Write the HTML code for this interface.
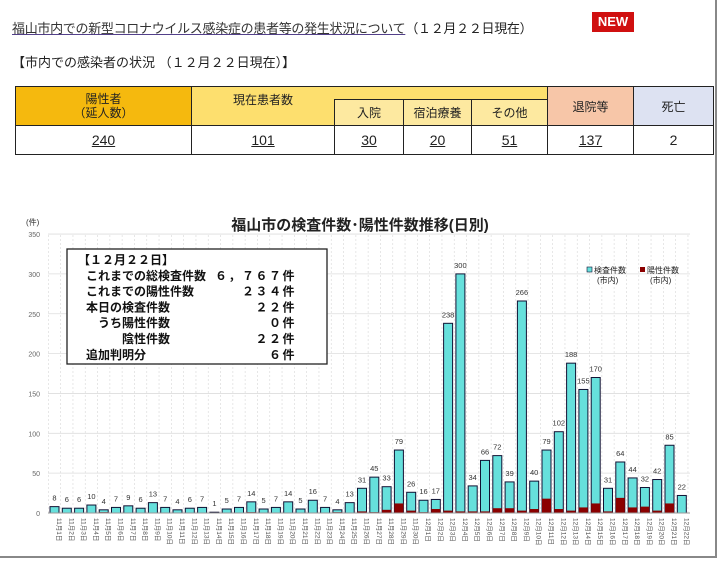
<!DOCTYPE html>
<html><head><meta charset="utf-8">
<style>
body{margin:0;width:720px;height:561px;background:#fff;font-family:"Liberation Sans","Noto Sans CJK JP",sans-serif;position:relative;overflow:hidden;color:#222}
.t1{position:absolute;left:12px;top:18px;font-size:13px;white-space:nowrap;letter-spacing:-0.3px}
.t1 a{color:#333;text-decoration:underline;text-decoration-color:#53408a}
.new{position:absolute;left:592px;top:12px;width:42px;height:20px;background:#d01010;color:#fff;font-weight:bold;font-size:13px;text-align:center;line-height:20px}
.t2{position:absolute;left:12px;top:52px;font-size:13px}
table{position:absolute;left:15px;top:86px;border-collapse:collapse;font-size:12px}
td{border:1.5px solid #222;text-align:center;padding:0}
u{text-decoration-thickness:1px}
.frame{position:absolute;left:0;top:0;width:717px;height:558px;border-right:2px solid #888;border-bottom:2px solid #888;box-sizing:border-box}
</style></head><body>
<div class="frame"></div>
<div class="t1"><a>福山市内での新型コロナウイルス感染症の患者等の発生状況について</a>（１２月２２日現在）</div>
<div class="new">NEW</div>
<div class="t2">【市内での感染者の状況 （１２月２２日現在）】</div>
<table>
<tr style="height:13px">
<td rowspan="2" style="width:175px;background:#f5b90e;line-height:14px">陽性者<br>（延人数）</td>
<td colspan="4" style="background:#fddf6e;border-bottom:none"></td>
<td rowspan="2" style="width:85px;background:#f7c6a8">退院等</td>
<td rowspan="2" style="width:79px;background:#dde2f2">死亡</td>
</tr>
<tr style="height:26px">
<td style="width:142px;background:#fddf6e;border-top:none;vertical-align:top;line-height:14px"><div style="position:relative;top:-7px">現在患者数</div></td>
<td style="width:68px;background:#fde9a0">入院</td>
<td style="width:67px;background:#fde9a0">宿泊療養</td>
<td style="width:75px;background:#fde9a0">その他</td>
</tr>
<tr style="height:29px;font-size:14px">
<td><u>240</u></td><td><u>101</u></td><td><u>30</u></td><td><u>20</u></td><td><u>51</u></td><td><u>137</u></td><td>2</td>
</tr>
</table>
<svg id="c" width="720" height="561" style="position:absolute;left:0;top:0" font-family="Liberation Sans, Noto Sans CJK JP, sans-serif"></svg>
<script>
var T=[8,6,6,10,4,7,9,6,13,7,4,6,7,1,5,7,14,5,7,14,5,16,7,4,13,31,45,33,79,26,16,17,238,300,34,66,72,39,266,40,79,102,188,155,170,31,64,44,32,42,85,22];
var P=[0,0,0,0,1,0,0,0,0,0,0,0,0,0,0,0,1,0,0,0,0,0,0,1,0,2,1,4,12,3,1,5,3,2,2,2,6,6,3,5,18,5,3,7,12,2,19,7,8,3,12,0];
var s='',y0=513,k=0.797,x0=54.5,dx=12.3;
s+='<text x="26" y="225" font-size="8" fill="#333">(件)</text>';
s+='<text x="360" y="230" font-size="15" font-weight="bold" text-anchor="middle" fill="#222">福山市の検査件数･陽性件数推移(日別)</text>';
for(var v=0;v<=350;v+=50){var y=y0-v*k;s+='<line x1="48" x2="690" y1="'+y+'" y2="'+y+'" stroke="#ddd" stroke-width="0.8"/><text x="40" y="'+(y+3)+'" font-size="7" fill="#666" text-anchor="end">'+v+'</text>';}
for(var i=0;i<=52;i++){var x=x0-dx/2+i*dx;s+='<line x1="'+x+'" x2="'+x+'" y1="235" y2="513" stroke="#ddd" stroke-width="0.7" stroke-dasharray="2,2"/>';}
for(var i=0;i<52;i++){var cx=x0+i*dx,h=T[i]*k,ph=P[i]*k;
s+='<rect x="'+(cx-4.5)+'" y="'+(y0-h)+'" width="9" height="'+h+'" fill="#66e0dc" stroke="#113" stroke-width="1"/>';
if(ph>0)s+='<rect x="'+(cx-4.5)+'" y="'+(y0-ph)+'" width="9" height="'+ph+'" fill="#8b0000"/>';
s+='<text x="'+cx+'" y="'+(y0-h-6)+'" font-size="7.5" text-anchor="middle" fill="#333">'+T[i]+'</text>';
var lab=(i<30?'11月'+(i+1):'12月'+(i-29))+'日';
s+='<text transform="translate('+(cx+2.5)+',518) rotate(90)" font-size="6.5" fill="#555">'+lab+'</text>';}
s+='<line x1="48" x2="690" y1="513" y2="513" stroke="#999"/>';
s+='<rect x="67" y="249" width="260" height="115" fill="#fff" stroke="#222" stroke-width="1.3"/>';
var L=[['【１２月２２日】',''],['これまでの総検査件数','６，７６７件'],['これまでの陽性件数','２３４件'],['本日の検査件数','２２件'],['　うち陽性件数','０件'],['　　　陰性件数','２２件'],['追加判明分','６件']];
for(var j=0;j<L.length;j++){var yy=264+j*15.8;s+='<text x="'+(j==0?78:86)+'" y="'+yy+'" font-size="12" font-weight="bold" fill="#111">'+L[j][0]+'</text><text x="296" y="'+yy+'" font-size="12" font-weight="bold" text-anchor="end" fill="#111" letter-spacing="1.5">'+L[j][1]+'</text>';}
s+='<rect x="587" y="267" width="5" height="5" fill="#66e0dc" stroke="#113" stroke-width="0.6"/><text x="594" y="273" font-size="8" fill="#222">検査件数</text><text x="597" y="283" font-size="8" fill="#222">(市内)</text>';
s+='<rect x="640" y="267" width="5" height="5" fill="#8b0000"/><text x="647" y="273" font-size="8" fill="#222">陽性件数</text><text x="650" y="283" font-size="8" fill="#222">(市内)</text>';
document.getElementById('c').innerHTML=s;
</script>
</body></html>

- **WHAT YOU SHOULD DO**: Retype each line of the listing above word for word. Exclude the pictures.

- **FULL RESPONSE**:
Write the HTML code for this interface.
<!DOCTYPE html>
<html><head><meta charset="utf-8">
<style>
body{margin:0;width:720px;height:561px;background:#fff;font-family:"Liberation Sans","Noto Sans CJK JP",sans-serif;position:relative;overflow:hidden;color:#222}
.t1{position:absolute;left:12px;top:18px;font-size:13px;white-space:nowrap;letter-spacing:-0.3px}
.t1 a{color:#333;text-decoration:underline;text-decoration-color:#53408a}
.new{position:absolute;left:592px;top:12px;width:42px;height:20px;background:#d01010;color:#fff;font-weight:bold;font-size:13px;text-align:center;line-height:20px}
.t2{position:absolute;left:12px;top:52px;font-size:13px}
table{position:absolute;left:15px;top:86px;border-collapse:collapse;font-size:12px}
td{border:1.5px solid #222;text-align:center;padding:0}
u{text-decoration-thickness:1px}
.frame{position:absolute;left:0;top:0;width:717px;height:558px;border-right:2px solid #888;border-bottom:2px solid #888;box-sizing:border-box}
</style></head><body>
<div class="frame"></div>
<div class="t1"><a>福山市内での新型コロナウイルス感染症の患者等の発生状況について</a>（１２月２２日現在）</div>
<div class="new">NEW</div>
<div class="t2">【市内での感染者の状況 （１２月２２日現在）】</div>
<table>
<tr style="height:13px">
<td rowspan="2" style="width:175px;background:#f5b90e;line-height:14px">陽性者<br>（延人数）</td>
<td colspan="4" style="background:#fddf6e;border-bottom:none"></td>
<td rowspan="2" style="width:85px;background:#f7c6a8">退院等</td>
<td rowspan="2" style="width:79px;background:#dde2f2">死亡</td>
</tr>
<tr style="height:26px">
<td style="width:142px;background:#fddf6e;border-top:none;vertical-align:top;line-height:14px"><div style="position:relative;top:-7px">現在患者数</div></td>
<td style="width:68px;background:#fde9a0">入院</td>
<td style="width:67px;background:#fde9a0">宿泊療養</td>
<td style="width:75px;background:#fde9a0">その他</td>
</tr>
<tr style="height:29px;font-size:14px">
<td><u>240</u></td><td><u>101</u></td><td><u>30</u></td><td><u>20</u></td><td><u>51</u></td><td><u>137</u></td><td>2</td>
</tr>
</table>
<svg id="c" width="720" height="561" style="position:absolute;left:0;top:0" font-family="Liberation Sans, Noto Sans CJK JP, sans-serif"></svg>
<script>
var T=[8,6,6,10,4,7,9,6,13,7,4,6,7,1,5,7,14,5,7,14,5,16,7,4,13,31,45,33,79,26,16,17,238,300,34,66,72,39,266,40,79,102,188,155,170,31,64,44,32,42,85,22];
var P=[0,0,0,0,1,0,0,0,0,0,0,0,0,0,0,0,1,0,0,0,0,0,0,1,0,2,1,4,12,3,1,5,3,2,2,2,6,6,3,5,18,5,3,7,12,2,19,7,8,3,12,0];
var s='',y0=513,k=0.797,x0=54.5,dx=12.3;
s+='<text x="26" y="225" font-size="8" fill="#333">(件)</text>';
s+='<text x="360" y="230" font-size="15" font-weight="bold" text-anchor="middle" fill="#222">福山市の検査件数･陽性件数推移(日別)</text>';
for(var v=0;v<=350;v+=50){var y=y0-v*k;s+='<line x1="48" x2="690" y1="'+y+'" y2="'+y+'" stroke="#ddd" stroke-width="0.8"/><text x="40" y="'+(y+3)+'" font-size="7" fill="#666" text-anchor="end">'+v+'</text>';}
for(var i=0;i<=52;i++){var x=x0-dx/2+i*dx;s+='<line x1="'+x+'" x2="'+x+'" y1="235" y2="513" stroke="#ddd" stroke-width="0.7" stroke-dasharray="2,2"/>';}
for(var i=0;i<52;i++){var cx=x0+i*dx,h=T[i]*k,ph=P[i]*k;
s+='<rect x="'+(cx-4.5)+'" y="'+(y0-h)+'" width="9" height="'+h+'" fill="#66e0dc" stroke="#113" stroke-width="1"/>';
if(ph>0)s+='<rect x="'+(cx-4.5)+'" y="'+(y0-ph)+'" width="9" height="'+ph+'" fill="#8b0000"/>';
s+='<text x="'+cx+'" y="'+(y0-h-6)+'" font-size="7.5" text-anchor="middle" fill="#333">'+T[i]+'</text>';
var lab=(i<30?'11月'+(i+1):'12月'+(i-29))+'日';
s+='<text transform="translate('+(cx+2.5)+',518) rotate(90)" font-size="6.5" fill="#555">'+lab+'</text>';}
s+='<line x1="48" x2="690" y1="513" y2="513" stroke="#999"/>';
s+='<rect x="67" y="249" width="260" height="115" fill="#fff" stroke="#222" stroke-width="1.3"/>';
var L=[['【１２月２２日】',''],['これまでの総検査件数','６，７６７件'],['これまでの陽性件数','２３４件'],['本日の検査件数','２２件'],['　うち陽性件数','０件'],['　　　陰性件数','２２件'],['追加判明分','６件']];
for(var j=0;j<L.length;j++){var yy=264+j*15.8;s+='<text x="'+(j==0?78:86)+'" y="'+yy+'" font-size="12" font-weight="bold" fill="#111">'+L[j][0]+'</text><text x="296" y="'+yy+'" font-size="12" font-weight="bold" text-anchor="end" fill="#111" letter-spacing="1.5">'+L[j][1]+'</text>';}
s+='<rect x="587" y="267" width="5" height="5" fill="#66e0dc" stroke="#113" stroke-width="0.6"/><text x="594" y="273" font-size="8" fill="#222">検査件数</text><text x="597" y="283" font-size="8" fill="#222">(市内)</text>';
s+='<rect x="640" y="267" width="5" height="5" fill="#8b0000"/><text x="647" y="273" font-size="8" fill="#222">陽性件数</text><text x="650" y="283" font-size="8" fill="#222">(市内)</text>';
document.getElementById('c').innerHTML=s;
</script>
</body></html>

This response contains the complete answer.